In Kennedy v. Bremerton School District (June 27, 2022), high school football coach Joseph Kennedy “knelt at midfield after games to offer a quiet personal prayer.” An important fact is that Kennedy did not recruit students or staff to join him; this was a purely personal expression of a genuinely held religious belief. The school fired Kennedy for his “religious conduct,” claiming that Kennedy’s actions were a violation of the Establishment Clause (separation of church and state). The school district claimed, without evidentiary support, that any religious demonstration by a school official was inherently coercive to students. But as the Court succinctly rejoined, “concerns about phantom constitutional violations do not justify actual violations of an individual’s First Amendment rights.”
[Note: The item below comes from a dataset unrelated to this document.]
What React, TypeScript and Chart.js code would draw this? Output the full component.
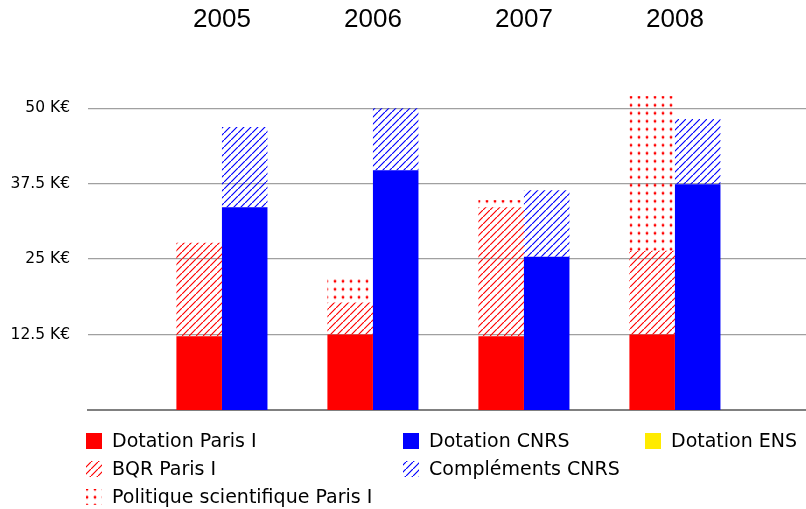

Long story short, the government is not allowed to prescribe acceptable spiritual beliefs and practices. School employees and students are free to express their religious beliefs even while on school grounds. The Establishment Clause is not intended to “make it necessary for government to be hostile to religion.” Instead, the writers of the Constitution envisioned a society in which a diverse spectrum of individuals coexist with various religious and secular beliefs, without the government either elevating or destroying religion or secularism. “A rule that the only acceptable government role models for students are those who eschew any visible religious expression would undermine a long constitutional tradition in which learning how to tolerate diverse expressive activities has always been part of learning how to live in a pluralistic society.”